▶ Brief
Pictures do not belong in the copy; quote every entry below exactly.

## START Input data

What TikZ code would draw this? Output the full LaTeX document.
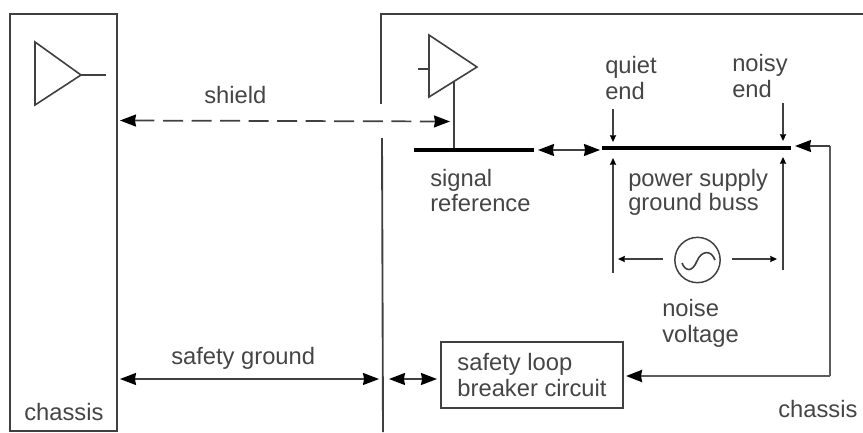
\documentclass[tikz,border=0pt]{standalone}
\usepackage{fontspec}
\setmainfont{Liberation Sans}
\usetikzlibrary{arrows.meta}
\definecolor{ink}{gray}{0.25}
\definecolor{txt}{gray}{0.27}
\tikzset{
  x=0.75pt,y=-0.75pt,
  wire/.style={draw=ink,line width=1.2pt,line join=miter},
  thick wire/.style={draw=ink!85,line width=1.9pt},
  bar/.style={draw=black,line width=3.6pt},
  bigtip/.style={{Stealth[inset=0.8pt,length=12pt,width=9pt,color=black]}-{Stealth[inset=0.8pt,length=12pt,width=9pt,color=black]}},
  bigend/.style={-{Stealth[inset=0.8pt,length=12pt,width=9pt,color=black]}},
  smallend/.style={-{Stealth[inset=0.3pt,length=5pt,width=4.5pt,color=black]}},
  label/.style={text=txt,font=\fontsize{17.8}{19}\selectfont,inner sep=0pt,anchor=base west},
  breaker/.style={draw=ink,line width=1.3pt,text=txt,font=\fontsize{17.8}{19}\selectfont,minimum width=136.5pt,minimum height=49.5pt,inner sep=0pt,align=left},
  shield line/.style={draw=ink,line width=1.3pt,dash pattern=on 15pt off 6.4pt}
}
\begin{document}
\begin{tikzpicture}
\useasboundingbox (0,0) rectangle (863,432);
% coordinates
\coordinate (rTop) at (863,14); \coordinate (rCorner) at (381,14);
\coordinate (rGapA) at (381,104); \coordinate (rGapB) at (382,138); \coordinate (rBot) at (383,432);
\coordinate (ampLa) at (35,42); \coordinate (ampLb) at (35,105); \coordinate (ampLc) at (81,75); \coordinate (ampLout) at (106,75);
\coordinate (ampRa) at (429,35); \coordinate (ampRb) at (429,97); \coordinate (ampRc) at (477,67); \coordinate (ampRin) at (418,69); \coordinate (ampRinE) at (429,69);
\coordinate (ampRgnd) at (454,82); \coordinate (sigA) at (414,150); \coordinate (sigB) at (534,150); \coordinate (sigTap) at (454,150);
\coordinate (pwrA) at (602,148); \coordinate (pwrB) at (791,148);
\coordinate (shieldL) at (120,120.5); \coordinate (shieldR) at (450,121.5);
\coordinate (sigOut) at (538,150); \coordinate (pwrIn) at (600,150);
\coordinate (qTop) at (613,109); \coordinate (qTip) at (613,142);
\coordinate (nTop) at (783,103); \coordinate (nTip) at (783,141);
\coordinate (qBot) at (613,273); \coordinate (qUp) at (613,158);
\coordinate (nBot) at (783,270); \coordinate (nUp) at (783,157);
\coordinate (hL) at (618,259); \coordinate (hR) at (777,259);
\coordinate (hLs) at (663,259); \coordinate (hRs) at (732,259);
\coordinate (chTip) at (795,146); \coordinate (chC1) at (830,146); \coordinate (chC2) at (830,376); \coordinate (chEnd) at (626,376);
\coordinate (sgL) at (120,379); \coordinate (sgR) at (379,379);
\coordinate (brL) at (389,379); \coordinate (brR) at (437,379);
% chassis
\node[draw=ink,line width=1.3pt,inner sep=0pt,minimum width=80.25pt,minimum height=312.75pt] (leftbox) at (63.5,222.5) {};
\draw[wire,line width=1.4pt] (rGapA) -- (rCorner) -- (rTop);
\draw[wire,line width=1.4pt] (rGapB) -- (rBot);
% amplifiers
\draw[wire] (ampLa) -- (ampLc) -- (ampLb) -- cycle;
\draw[wire] (ampLc) -- (ampLout);
\draw[wire] (ampRa) -- (ampRc) -- (ampRb) -- cycle;
\draw[wire] (ampRin) -- (ampRinE);
\draw[wire] (ampRgnd) -- (sigTap);
% bars
\draw[bar] (sigA) -- (sigB);
\draw[bar] (pwrA) -- (pwrB);
% connectors
\draw[shield line,bigtip] (shieldL) -- (shieldR);
\draw[wire,bigtip] (sigOut) -- (pwrIn);
\draw[wire,smallend] (qTop) -- (qTip);
\draw[wire,smallend] (nTop) -- (nTip);
\draw[wire,smallend] (qBot) -- (qUp);
\draw[wire,smallend] (nBot) -- (nUp);
\node[draw=ink,line width=1.1pt,circle,minimum size=34pt,inner sep=0pt] (source) at (697.5,260) {};
\draw[wire,smallend] (hLs) -- (hL);
\draw[wire,smallend] (hRs) -- (hR);
\draw[wire] (682,263) .. controls (685,271) and (692,273) .. (697,261) .. controls (701,251) and (711,249) .. (715,260);
\node[breaker] (brk) at (532,375) {safety loop\\breaker circuit};
\draw[thick wire] (chC1) -- (chC2);
\draw[thick wire,bigend] (chC2) -- (chEnd);
\draw[wire,bigend] (chC1) -- (chTip);
\draw[wire,bigtip] (sgL) -- (sgR);
\draw[wire,bigtip] (brL) -- (brR);
% labels
\node[label] (tShield) at (204,103) {shield};
\node[label] (tQ1) at (605,73) {quiet};
\node[label] (tQ2) at (605,99) {end};
\node[label] (tN1) at (732,71) {noisy};
\node[label] (tN2) at (732,97) {end};
\node[label] (tS1) at (430,186) {signal};
\node[label] (tS2) at (430,211) {reference};
\node[label] (tP1) at (628,186) {power supply};
\node[label] (tP2) at (628,210) {ground buss};
\node[label] (tV1) at (662,316) {noise};
\node[label] (tV2) at (662,342) {voltage};
\node[label] (tSG) at (171,364) {safety ground};
\node[label] (tCL) at (24,420) {chassis};
\node[label] (tCR) at (778,417) {chassis};
\end{tikzpicture}
\end{document}
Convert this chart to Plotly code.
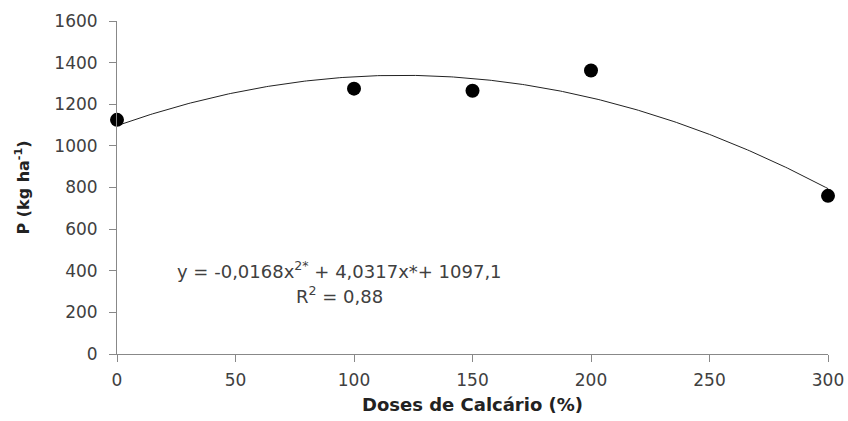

## END Input data

▶ Response to the exercise
What TikZ code would draw this? Output the full LaTeX document.
\documentclass[tikz,border=0pt]{standalone}
\usepackage{fontspec}
\setmainfont{Liberation Sans}
\usetikzlibrary{arrows.meta}
\definecolor{ink}{gray}{0.25}
\definecolor{txt}{gray}{0.27}
\tikzset{
  x=0.75pt,y=-0.75pt,
  wire/.style={draw=ink,line width=1.2pt,line join=miter},
  thick wire/.style={draw=ink!85,line width=1.9pt},
  bar/.style={draw=black,line width=3.6pt},
  bigtip/.style={{Stealth[inset=0.8pt,length=12pt,width=9pt,color=black]}-{Stealth[inset=0.8pt,length=12pt,width=9pt,color=black]}},
  bigend/.style={-{Stealth[inset=0.8pt,length=12pt,width=9pt,color=black]}},
  smallend/.style={-{Stealth[inset=0.3pt,length=5pt,width=4.5pt,color=black]}},
  label/.style={text=txt,font=\fontsize{17.8}{19}\selectfont,inner sep=0pt,anchor=base west},
  breaker/.style={draw=ink,line width=1.3pt,text=txt,font=\fontsize{17.8}{19}\selectfont,minimum width=136.5pt,minimum height=49.5pt,inner sep=0pt,align=left},
  shield line/.style={draw=ink,line width=1.3pt,dash pattern=on 15pt off 6.4pt}
}
\begin{document}
\begin{tikzpicture}
\useasboundingbox (0,0) rectangle (863,432);
% coordinates
\coordinate (rTop) at (863,14); \coordinate (rCorner) at (381,14);
\coordinate (rGapA) at (381,104); \coordinate (rGapB) at (382,138); \coordinate (rBot) at (383,432);
\coordinate (ampLa) at (35,42); \coordinate (ampLb) at (35,105); \coordinate (ampLc) at (81,75); \coordinate (ampLout) at (106,75);
\coordinate (ampRa) at (429,35); \coordinate (ampRb) at (429,97); \coordinate (ampRc) at (477,67); \coordinate (ampRin) at (418,69); \coordinate (ampRinE) at (429,69);
\coordinate (ampRgnd) at (454,82); \coordinate (sigA) at (414,150); \coordinate (sigB) at (534,150); \coordinate (sigTap) at (454,150);
\coordinate (pwrA) at (602,148); \coordinate (pwrB) at (791,148);
\coordinate (shieldL) at (120,120.5); \coordinate (shieldR) at (450,121.5);
\coordinate (sigOut) at (538,150); \coordinate (pwrIn) at (600,150);
\coordinate (qTop) at (613,109); \coordinate (qTip) at (613,142);
\coordinate (nTop) at (783,103); \coordinate (nTip) at (783,141);
\coordinate (qBot) at (613,273); \coordinate (qUp) at (613,158);
\coordinate (nBot) at (783,270); \coordinate (nUp) at (783,157);
\coordinate (hL) at (618,259); \coordinate (hR) at (777,259);
\coordinate (hLs) at (663,259); \coordinate (hRs) at (732,259);
\coordinate (chTip) at (795,146); \coordinate (chC1) at (830,146); \coordinate (chC2) at (830,376); \coordinate (chEnd) at (626,376);
\coordinate (sgL) at (120,379); \coordinate (sgR) at (379,379);
\coordinate (brL) at (389,379); \coordinate (brR) at (437,379);
% chassis
\node[draw=ink,line width=1.3pt,inner sep=0pt,minimum width=80.25pt,minimum height=312.75pt] (leftbox) at (63.5,222.5) {};
\draw[wire,line width=1.4pt] (rGapA) -- (rCorner) -- (rTop);
\draw[wire,line width=1.4pt] (rGapB) -- (rBot);
% amplifiers
\draw[wire] (ampLa) -- (ampLc) -- (ampLb) -- cycle;
\draw[wire] (ampLc) -- (ampLout);
\draw[wire] (ampRa) -- (ampRc) -- (ampRb) -- cycle;
\draw[wire] (ampRin) -- (ampRinE);
\draw[wire] (ampRgnd) -- (sigTap);
% bars
\draw[bar] (sigA) -- (sigB);
\draw[bar] (pwrA) -- (pwrB);
% connectors
\draw[shield line,bigtip] (shieldL) -- (shieldR);
\draw[wire,bigtip] (sigOut) -- (pwrIn);
\draw[wire,smallend] (qTop) -- (qTip);
\draw[wire,smallend] (nTop) -- (nTip);
\draw[wire,smallend] (qBot) -- (qUp);
\draw[wire,smallend] (nBot) -- (nUp);
\node[draw=ink,line width=1.1pt,circle,minimum size=34pt,inner sep=0pt] (source) at (697.5,260) {};
\draw[wire,smallend] (hLs) -- (hL);
\draw[wire,smallend] (hRs) -- (hR);
\draw[wire] (682,263) .. controls (685,271) and (692,273) .. (697,261) .. controls (701,251) and (711,249) .. (715,260);
\node[breaker] (brk) at (532,375) {safety loop\\breaker circuit};
\draw[thick wire] (chC1) -- (chC2);
\draw[thick wire,bigend] (chC2) -- (chEnd);
\draw[wire,bigend] (chC1) -- (chTip);
\draw[wire,bigtip] (sgL) -- (sgR);
\draw[wire,bigtip] (brL) -- (brR);
% labels
\node[label] (tShield) at (204,103) {shield};
\node[label] (tQ1) at (605,73) {quiet};
\node[label] (tQ2) at (605,99) {end};
\node[label] (tN1) at (732,71) {noisy};
\node[label] (tN2) at (732,97) {end};
\node[label] (tS1) at (430,186) {signal};
\node[label] (tS2) at (430,211) {reference};
\node[label] (tP1) at (628,186) {power supply};
\node[label] (tP2) at (628,210) {ground buss};
\node[label] (tV1) at (662,316) {noise};
\node[label] (tV2) at (662,342) {voltage};
\node[label] (tSG) at (171,364) {safety ground};
\node[label] (tCL) at (24,420) {chassis};
\node[label] (tCR) at (778,417) {chassis};
\end{tikzpicture}
\end{document}
Convert this chart to Plotly code.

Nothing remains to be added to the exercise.